Once again voters are being scolded by the governing class for behaving in a manner considered inconvenient for the latter. This time it’s the mass shift to voting early — a movement that’s been underway for several elections and which is increasingly terrifying political parties and paternalists with fixed ideas about how democracy should function.
In Australia’s version of democracy, the major political parties are paid for each vote they get, on top of the unlimited donations they can receive from those looking to purchase influence. The same parties have made voting compulsory, maximising this revenue — which in turn is handed to the media — and back that up with systems like automatic enrolment using drivers’ licences to ensure any recalcitrants can’t escape.
This has pushed the proportion of people enrolled to vote to over 95% in the last two years. The parties also require preferential voting, so that in nearly every seat, even if you don’t want to vote, eventually flows back to a major party — although they don’t get the money if you don’t vote for them.

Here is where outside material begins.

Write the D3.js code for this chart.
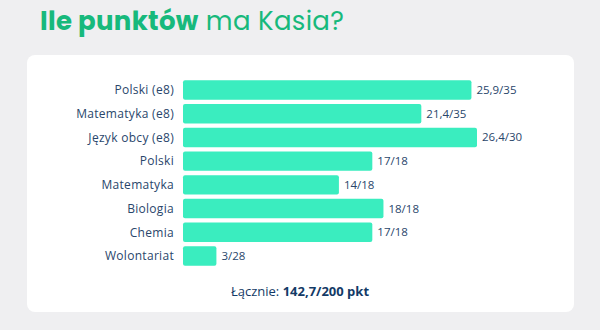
<!DOCTYPE html>
<html>
<head>
<meta charset="utf-8">
<script src="https://cdn.jsdelivr.net/npm/d3@7"></script>
<style>
  html, body { margin: 0; padding: 0; background: #efeff1; }
  svg { display: block; font-family: "Open Sans", sans-serif; }
</style>
</head>
<body>
<div id="chart"></div>
<script>
// subjects, points scored and max points
const subjects = ["Polski (e8)", "Matematyka (e8)", "Język obcy (e8)", "Polski", "Matematyka", "Biologia", "Chemia", "Wolontariat"];
const scores = [25.9, 21.4, 26.4, 17, 14, 18, 17, 3];
const maxPoints = [35, 35, 30, 18, 18, 18, 18, 28];
const totalLabel = "Łącznie:";
const totalValue = "142,7/200 pkt";

const width = 600, height = 330;
const fmt = v => String(v).replace(".", ",");

const svg = d3.select("#chart").append("svg")
    .attr("width", width)
    .attr("height", height);

svg.append("rect")
    .attr("width", width).attr("height", height)
    .attr("fill", "#efeff1");

// title
const title = svg.append("text")
    .attr("x", 40).attr("y", 30)
    .attr("fill", "#17b97c")
    .style("font-family", "Poppins, 'Open Sans', sans-serif")
    .style("font-size", "26px")
    .style("letter-spacing", "0.3px");
title.append("tspan").attr("font-weight", 700).text("Ile punktów");
title.append("tspan").attr("font-weight", 400).text(" ma Kasia?");

// card
svg.append("rect")
    .attr("x", 27).attr("y", 55)
    .attr("width", 547).attr("height", 257)
    .attr("rx", 8)
    .attr("fill", "#ffffff");

const x = d3.scaleLinear()
    .domain([0, d3.max(scores)])
    .range([183, 477]);

const y = d3.scaleBand()
    .domain(subjects)
    .range([79, 267])
    .paddingInner(0.18)
    .paddingOuter(0.05);

const g = svg.append("g");

g.selectAll("rect.bar")
    .data(subjects)
    .join("rect")
    .attr("class", "bar")
    .attr("x", x(0))
    .attr("y", d => y(d))
    .attr("width", (d, i) => x(scores[i]) - x(0))
    .attr("height", y.bandwidth())
    .attr("rx", 2)
    .attr("fill", "#3aedbf");

g.selectAll("text.cat")
    .data(subjects)
    .join("text")
    .attr("class", "cat")
    .attr("x", 174)
    .attr("y", d => y(d) + y.bandwidth() / 2)
    .attr("dy", "0.35em")
    .attr("text-anchor", "end")
    .attr("fill", "#29466b")
    .style("font-size", "12px")
    .style("letter-spacing", "0.3px")
    .text(d => d);

g.selectAll("text.val")
    .data(subjects)
    .join("text")
    .attr("class", "val")
    .attr("x", (d, i) => x(scores[i]) + 5)
    .attr("y", d => y(d) + y.bandwidth() / 2)
    .attr("dy", "0.35em")
    .attr("fill", "#29466b")
    .style("font-size", "11.5px")
    .text((d, i) => `${fmt(scores[i])}/${maxPoints[i]}`);

// total
const total = svg.append("text")
    .attr("x", 300).attr("y", 296)
    .attr("text-anchor", "middle")
    .attr("fill", "#133a66")
    .style("font-size", "13px");
total.append("tspan").text(totalLabel + " ");
total.append("tspan").attr("font-weight", 700).text(totalValue);
</script>
</body>
</html>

It’s not all the fault of political parties that we’ve ended up with a democracy that works as a money funnel to them. The abandonment of political engagement by the electorate over the last 50 years is to blame as well — we no longer have anything like the mass membership political party system of the 1950s. But parties have made the most of a bad situation.
Accordingly, for most Australians, the clearest signal that they don’t regard the political system as having any relationship to their lives or any purpose for them, is not available. In other countries, you can simply not turn up to vote. Here, you get hassled and fined. Despite that compulsion, the actual turnout of voters has fallen significantly — in 2007, nearly 95% of eligible voters turned out; in 2016, it was barely 91% — a full two percentage points down on 2013.Australians demonstrate their disengagement and alienation from the system in other ways, too. The level of support for minor parties and independents, as everyone knows, has hit record highs, with nearly a quarter of voters opting to support someone other than a major party candidate in 2016. And, as predicted, pre-poll voting is setting new records this election, with more than 375,000 people having already voted — up two-thirds on the number at the same stage of the 2016 election, which was itself a new high.
That has left political parties — and much of the governing class — fuming. Parties used to structure campaigns around a five week, or longer, timetable; 2019 has been segmented into two quite different stages, a phoney war up to the end of the Easter holidays, and then the real battle over the last three weeks.
Voters charging off to vote before the real campaign has barely even started is wholly disruptive, and means that every day that goes by, parties’ advertising dollars, including Clive Palmer’s, reach fewer people who haven’t yet voted. It also requires massive resources to staff pre-poll voting centres to hand out how-to-vote cards — which draws volunteers away from doorknocking. That’s why the Joint Committee on Electoral Matters, controlled by the major parties, recommended after the 2016 election that pre-poll voting be curbed to just two weeks.
The idea of voters having the freedom to vote whenever they like is also alarming non-politicians. How can they vote before the parties release all their policies or the final costings for them?! “Early voters almost certainly cast their vote with incomplete knowledge of what the parties and candidates are offering. Gaffes and scandals late in the campaign may also become less electorally damaging,” warned two academics. “Our entire system of representative democracy … is seriously undermined by convenience voting,” said a Nine journalist. “There’s no reason why they can’t wait and vote with the rest of us.” Another academic suggested early voting prevented people from properly considering their vote, and that potentially “undermines an important social cohesion process, emphasising collectivity and equality, which is the point of having elections in the first place.” All of them mentioned election day BBQs, with one warning of the impact on community groups of lower election sausage revenue.
Then there was the failed minor party candidate who tried to overturn an election result because early voting distorted “every candidate’s right to influence the decision-making process of electors”.
That sums up the entire complaint about pre-poll voting — that voters are daring to demonstrate agency, rather than act as passive recipients of manipulation by the governing class. Rather than seek to address why voters increasingly regard voting as a chore to be dispensed with as quickly as possible — reflecting their disaffection toward a political-economic system that many don’t believe serves them — the instinctive reaction of elites is to scold and regulate.